### THE EXERCISE
In the records below, find the line containing "What Chart.js code" and the line containing "const yTicks = [0, 200, 400, 600];"; please repeat exactly the lines from one to the other, both included, and nothing more.

### Rows from a dataset of charts and code
------
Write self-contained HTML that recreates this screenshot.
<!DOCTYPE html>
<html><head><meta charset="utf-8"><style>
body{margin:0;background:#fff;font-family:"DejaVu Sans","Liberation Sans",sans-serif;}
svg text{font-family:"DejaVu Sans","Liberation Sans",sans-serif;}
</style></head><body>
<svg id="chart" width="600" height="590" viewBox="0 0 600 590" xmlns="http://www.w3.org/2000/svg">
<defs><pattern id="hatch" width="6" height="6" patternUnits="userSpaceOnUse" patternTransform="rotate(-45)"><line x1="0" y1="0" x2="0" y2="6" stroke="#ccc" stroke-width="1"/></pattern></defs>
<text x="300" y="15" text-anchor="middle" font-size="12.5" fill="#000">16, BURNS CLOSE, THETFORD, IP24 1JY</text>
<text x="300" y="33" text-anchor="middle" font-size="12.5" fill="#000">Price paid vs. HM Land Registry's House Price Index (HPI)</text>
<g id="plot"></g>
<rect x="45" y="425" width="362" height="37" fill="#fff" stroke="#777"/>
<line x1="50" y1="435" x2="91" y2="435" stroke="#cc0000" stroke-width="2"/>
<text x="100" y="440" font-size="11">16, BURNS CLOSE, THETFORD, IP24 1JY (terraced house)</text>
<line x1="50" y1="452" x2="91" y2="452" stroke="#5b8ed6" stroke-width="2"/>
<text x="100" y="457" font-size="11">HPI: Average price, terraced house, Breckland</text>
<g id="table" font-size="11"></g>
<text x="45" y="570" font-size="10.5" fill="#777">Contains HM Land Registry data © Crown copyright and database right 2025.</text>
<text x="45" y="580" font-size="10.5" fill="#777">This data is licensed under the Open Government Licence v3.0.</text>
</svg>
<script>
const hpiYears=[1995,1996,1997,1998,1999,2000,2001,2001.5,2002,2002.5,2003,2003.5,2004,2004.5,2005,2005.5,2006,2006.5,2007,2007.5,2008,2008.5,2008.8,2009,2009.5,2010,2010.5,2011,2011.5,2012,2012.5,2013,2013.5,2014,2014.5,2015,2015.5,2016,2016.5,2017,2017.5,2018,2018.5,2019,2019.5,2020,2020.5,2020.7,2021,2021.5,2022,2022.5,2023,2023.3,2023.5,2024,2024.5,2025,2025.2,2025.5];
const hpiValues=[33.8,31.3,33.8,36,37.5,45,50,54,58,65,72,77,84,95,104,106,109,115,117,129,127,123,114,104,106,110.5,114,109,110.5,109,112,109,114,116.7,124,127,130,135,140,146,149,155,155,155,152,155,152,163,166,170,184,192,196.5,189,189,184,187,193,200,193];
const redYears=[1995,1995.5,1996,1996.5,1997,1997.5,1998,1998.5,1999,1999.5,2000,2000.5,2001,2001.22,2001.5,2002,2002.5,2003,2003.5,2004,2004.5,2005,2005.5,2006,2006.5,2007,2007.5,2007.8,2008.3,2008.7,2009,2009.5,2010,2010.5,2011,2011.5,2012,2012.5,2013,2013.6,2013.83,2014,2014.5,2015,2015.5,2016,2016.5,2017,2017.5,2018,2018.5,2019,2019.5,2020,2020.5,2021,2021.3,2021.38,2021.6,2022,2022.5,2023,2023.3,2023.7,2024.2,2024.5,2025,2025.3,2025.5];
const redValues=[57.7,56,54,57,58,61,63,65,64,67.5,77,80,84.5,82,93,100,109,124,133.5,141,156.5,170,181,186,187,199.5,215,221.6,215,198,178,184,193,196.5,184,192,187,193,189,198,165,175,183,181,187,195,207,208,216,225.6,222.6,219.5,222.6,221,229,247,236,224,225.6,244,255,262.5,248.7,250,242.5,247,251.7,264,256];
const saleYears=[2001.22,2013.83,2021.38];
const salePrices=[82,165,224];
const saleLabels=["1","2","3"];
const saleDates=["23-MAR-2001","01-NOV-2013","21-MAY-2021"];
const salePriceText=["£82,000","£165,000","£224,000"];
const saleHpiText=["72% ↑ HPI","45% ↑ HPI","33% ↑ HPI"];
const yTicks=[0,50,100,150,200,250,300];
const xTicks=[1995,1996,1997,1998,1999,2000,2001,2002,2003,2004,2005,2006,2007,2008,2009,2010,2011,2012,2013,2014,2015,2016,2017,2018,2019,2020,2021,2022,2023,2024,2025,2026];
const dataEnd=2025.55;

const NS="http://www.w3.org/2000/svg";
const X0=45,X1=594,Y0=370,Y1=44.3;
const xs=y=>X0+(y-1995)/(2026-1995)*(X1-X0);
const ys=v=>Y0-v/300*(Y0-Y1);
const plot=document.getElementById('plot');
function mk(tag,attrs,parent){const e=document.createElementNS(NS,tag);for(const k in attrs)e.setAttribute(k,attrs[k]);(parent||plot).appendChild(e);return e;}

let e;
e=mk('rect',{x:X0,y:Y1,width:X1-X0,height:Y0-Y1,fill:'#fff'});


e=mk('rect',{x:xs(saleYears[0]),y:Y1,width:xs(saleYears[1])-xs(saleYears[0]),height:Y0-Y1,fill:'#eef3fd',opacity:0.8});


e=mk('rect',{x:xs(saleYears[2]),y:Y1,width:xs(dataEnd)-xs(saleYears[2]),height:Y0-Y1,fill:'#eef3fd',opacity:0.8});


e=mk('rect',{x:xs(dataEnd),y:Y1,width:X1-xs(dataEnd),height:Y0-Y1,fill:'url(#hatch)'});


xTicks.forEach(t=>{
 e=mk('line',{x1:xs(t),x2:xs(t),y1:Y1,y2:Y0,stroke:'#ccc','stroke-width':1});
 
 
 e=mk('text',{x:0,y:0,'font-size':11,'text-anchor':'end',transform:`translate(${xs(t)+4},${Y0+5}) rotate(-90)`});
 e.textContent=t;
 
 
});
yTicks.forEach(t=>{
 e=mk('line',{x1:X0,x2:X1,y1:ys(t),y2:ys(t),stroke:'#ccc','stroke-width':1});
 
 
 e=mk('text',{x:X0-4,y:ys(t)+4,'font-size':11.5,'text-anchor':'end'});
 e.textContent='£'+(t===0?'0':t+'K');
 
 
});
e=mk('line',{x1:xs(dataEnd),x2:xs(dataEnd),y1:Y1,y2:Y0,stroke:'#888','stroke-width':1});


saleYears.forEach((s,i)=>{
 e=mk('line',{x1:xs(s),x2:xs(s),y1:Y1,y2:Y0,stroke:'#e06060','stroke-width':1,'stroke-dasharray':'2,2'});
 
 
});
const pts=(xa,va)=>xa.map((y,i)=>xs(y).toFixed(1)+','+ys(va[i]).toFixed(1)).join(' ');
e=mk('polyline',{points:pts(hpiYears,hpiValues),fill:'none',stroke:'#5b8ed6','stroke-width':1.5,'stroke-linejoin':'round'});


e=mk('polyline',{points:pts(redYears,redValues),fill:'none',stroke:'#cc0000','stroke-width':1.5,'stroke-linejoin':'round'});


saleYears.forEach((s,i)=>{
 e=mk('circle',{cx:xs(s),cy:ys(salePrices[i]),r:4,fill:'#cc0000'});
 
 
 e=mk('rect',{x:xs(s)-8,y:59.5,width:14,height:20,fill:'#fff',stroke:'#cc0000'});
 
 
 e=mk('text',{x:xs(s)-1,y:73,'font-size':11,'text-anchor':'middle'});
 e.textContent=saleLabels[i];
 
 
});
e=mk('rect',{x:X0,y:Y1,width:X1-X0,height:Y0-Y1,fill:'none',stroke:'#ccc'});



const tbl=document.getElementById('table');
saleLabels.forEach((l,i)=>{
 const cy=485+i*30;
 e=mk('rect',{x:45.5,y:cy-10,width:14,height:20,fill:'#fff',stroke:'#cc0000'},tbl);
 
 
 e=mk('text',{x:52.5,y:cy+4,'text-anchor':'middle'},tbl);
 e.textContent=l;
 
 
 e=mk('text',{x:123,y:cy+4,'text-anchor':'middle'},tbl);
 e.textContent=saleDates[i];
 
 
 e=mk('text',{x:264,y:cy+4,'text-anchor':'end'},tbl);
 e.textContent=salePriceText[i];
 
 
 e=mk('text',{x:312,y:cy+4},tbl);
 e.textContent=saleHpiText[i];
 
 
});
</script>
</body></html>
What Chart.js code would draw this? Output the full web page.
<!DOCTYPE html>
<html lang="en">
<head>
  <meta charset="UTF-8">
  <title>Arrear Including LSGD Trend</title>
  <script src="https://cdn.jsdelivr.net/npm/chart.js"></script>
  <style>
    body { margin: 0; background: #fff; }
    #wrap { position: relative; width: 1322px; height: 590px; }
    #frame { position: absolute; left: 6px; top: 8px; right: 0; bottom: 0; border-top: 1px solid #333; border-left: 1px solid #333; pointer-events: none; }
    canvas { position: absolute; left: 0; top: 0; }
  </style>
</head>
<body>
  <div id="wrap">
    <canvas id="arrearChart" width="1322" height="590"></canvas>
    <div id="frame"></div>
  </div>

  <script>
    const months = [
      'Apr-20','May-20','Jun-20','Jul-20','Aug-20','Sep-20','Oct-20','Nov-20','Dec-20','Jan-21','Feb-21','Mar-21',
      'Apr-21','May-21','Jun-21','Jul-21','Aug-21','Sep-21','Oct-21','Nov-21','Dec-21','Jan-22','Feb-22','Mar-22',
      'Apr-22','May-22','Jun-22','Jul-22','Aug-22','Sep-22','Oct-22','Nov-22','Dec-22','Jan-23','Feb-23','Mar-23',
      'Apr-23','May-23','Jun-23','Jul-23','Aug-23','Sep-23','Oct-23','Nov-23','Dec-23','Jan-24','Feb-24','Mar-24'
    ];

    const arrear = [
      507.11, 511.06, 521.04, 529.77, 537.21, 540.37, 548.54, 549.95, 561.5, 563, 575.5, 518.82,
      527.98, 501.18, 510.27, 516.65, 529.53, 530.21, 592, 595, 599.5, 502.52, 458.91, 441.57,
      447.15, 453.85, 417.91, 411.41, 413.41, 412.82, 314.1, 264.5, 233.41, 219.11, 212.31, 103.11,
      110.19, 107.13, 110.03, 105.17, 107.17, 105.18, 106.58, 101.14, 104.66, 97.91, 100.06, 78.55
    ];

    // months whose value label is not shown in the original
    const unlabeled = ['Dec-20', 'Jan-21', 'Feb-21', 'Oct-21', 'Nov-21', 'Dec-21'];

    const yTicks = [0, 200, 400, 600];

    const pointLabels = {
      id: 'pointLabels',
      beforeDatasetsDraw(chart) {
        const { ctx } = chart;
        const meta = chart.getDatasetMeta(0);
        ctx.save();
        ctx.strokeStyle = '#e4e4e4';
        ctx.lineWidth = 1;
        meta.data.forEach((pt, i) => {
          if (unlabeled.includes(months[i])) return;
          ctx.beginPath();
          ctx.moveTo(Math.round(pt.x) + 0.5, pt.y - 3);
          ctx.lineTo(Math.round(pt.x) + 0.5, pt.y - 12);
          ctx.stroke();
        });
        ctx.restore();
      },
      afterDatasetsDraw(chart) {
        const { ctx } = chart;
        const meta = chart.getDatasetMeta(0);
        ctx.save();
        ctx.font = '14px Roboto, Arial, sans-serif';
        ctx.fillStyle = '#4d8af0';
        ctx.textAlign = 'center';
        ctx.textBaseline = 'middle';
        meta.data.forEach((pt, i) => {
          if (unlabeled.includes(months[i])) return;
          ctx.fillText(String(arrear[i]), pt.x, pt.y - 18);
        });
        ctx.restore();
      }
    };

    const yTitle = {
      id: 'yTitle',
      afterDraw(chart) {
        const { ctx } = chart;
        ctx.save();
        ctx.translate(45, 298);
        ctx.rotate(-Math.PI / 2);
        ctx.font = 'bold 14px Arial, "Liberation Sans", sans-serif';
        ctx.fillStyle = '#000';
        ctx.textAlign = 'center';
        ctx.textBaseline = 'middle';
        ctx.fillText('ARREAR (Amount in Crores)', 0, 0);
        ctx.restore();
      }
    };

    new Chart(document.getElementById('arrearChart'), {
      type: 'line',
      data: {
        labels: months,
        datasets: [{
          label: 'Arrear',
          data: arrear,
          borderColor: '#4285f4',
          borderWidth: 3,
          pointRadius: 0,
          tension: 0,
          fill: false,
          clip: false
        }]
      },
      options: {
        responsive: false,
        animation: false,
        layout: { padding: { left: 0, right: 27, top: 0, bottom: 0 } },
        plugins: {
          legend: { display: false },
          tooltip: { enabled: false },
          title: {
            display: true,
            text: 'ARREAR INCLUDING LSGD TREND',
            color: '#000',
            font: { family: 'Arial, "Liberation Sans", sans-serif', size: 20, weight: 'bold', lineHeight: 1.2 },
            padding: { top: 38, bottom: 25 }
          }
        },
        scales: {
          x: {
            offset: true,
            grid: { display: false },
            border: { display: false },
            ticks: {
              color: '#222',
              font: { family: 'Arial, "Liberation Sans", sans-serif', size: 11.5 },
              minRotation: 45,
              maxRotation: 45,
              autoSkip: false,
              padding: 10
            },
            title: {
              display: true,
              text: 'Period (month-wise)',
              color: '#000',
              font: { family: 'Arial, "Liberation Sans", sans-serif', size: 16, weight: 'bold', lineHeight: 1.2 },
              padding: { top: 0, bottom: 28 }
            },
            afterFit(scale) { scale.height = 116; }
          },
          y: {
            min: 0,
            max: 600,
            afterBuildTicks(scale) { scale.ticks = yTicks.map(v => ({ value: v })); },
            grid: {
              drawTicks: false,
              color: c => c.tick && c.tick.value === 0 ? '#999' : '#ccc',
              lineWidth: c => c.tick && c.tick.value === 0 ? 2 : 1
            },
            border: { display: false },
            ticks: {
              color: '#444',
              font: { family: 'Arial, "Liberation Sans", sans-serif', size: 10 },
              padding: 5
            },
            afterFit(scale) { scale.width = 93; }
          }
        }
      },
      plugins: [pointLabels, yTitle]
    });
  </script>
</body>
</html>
------
### ANSWER FOR THE TASK
What Chart.js code would draw this? Output the full web page.
<!DOCTYPE html>
<html lang="en">
<head>
  <meta charset="UTF-8">
  <title>Arrear Including LSGD Trend</title>
  <script src="https://cdn.jsdelivr.net/npm/chart.js"></script>
  <style>
    body { margin: 0; background: #fff; }
    #wrap { position: relative; width: 1322px; height: 590px; }
    #frame { position: absolute; left: 6px; top: 8px; right: 0; bottom: 0; border-top: 1px solid #333; border-left: 1px solid #333; pointer-events: none; }
    canvas { position: absolute; left: 0; top: 0; }
  </style>
</head>
<body>
  <div id="wrap">
    <canvas id="arrearChart" width="1322" height="590"></canvas>
    <div id="frame"></div>
  </div>

  <script>
    const months = [
      'Apr-20','May-20','Jun-20','Jul-20','Aug-20','Sep-20','Oct-20','Nov-20','Dec-20','Jan-21','Feb-21','Mar-21',
      'Apr-21','May-21','Jun-21','Jul-21','Aug-21','Sep-21','Oct-21','Nov-21','Dec-21','Jan-22','Feb-22','Mar-22',
      'Apr-22','May-22','Jun-22','Jul-22','Aug-22','Sep-22','Oct-22','Nov-22','Dec-22','Jan-23','Feb-23','Mar-23',
      'Apr-23','May-23','Jun-23','Jul-23','Aug-23','Sep-23','Oct-23','Nov-23','Dec-23','Jan-24','Feb-24','Mar-24'
    ];

    const arrear = [
      507.11, 511.06, 521.04, 529.77, 537.21, 540.37, 548.54, 549.95, 561.5, 563, 575.5, 518.82,
      527.98, 501.18, 510.27, 516.65, 529.53, 530.21, 592, 595, 599.5, 502.52, 458.91, 441.57,
      447.15, 453.85, 417.91, 411.41, 413.41, 412.82, 314.1, 264.5, 233.41, 219.11, 212.31, 103.11,
      110.19, 107.13, 110.03, 105.17, 107.17, 105.18, 106.58, 101.14, 104.66, 97.91, 100.06, 78.55
    ];

    // months whose value label is not shown in the original
    const unlabeled = ['Dec-20', 'Jan-21', 'Feb-21', 'Oct-21', 'Nov-21', 'Dec-21'];

    const yTicks = [0, 200, 400, 600];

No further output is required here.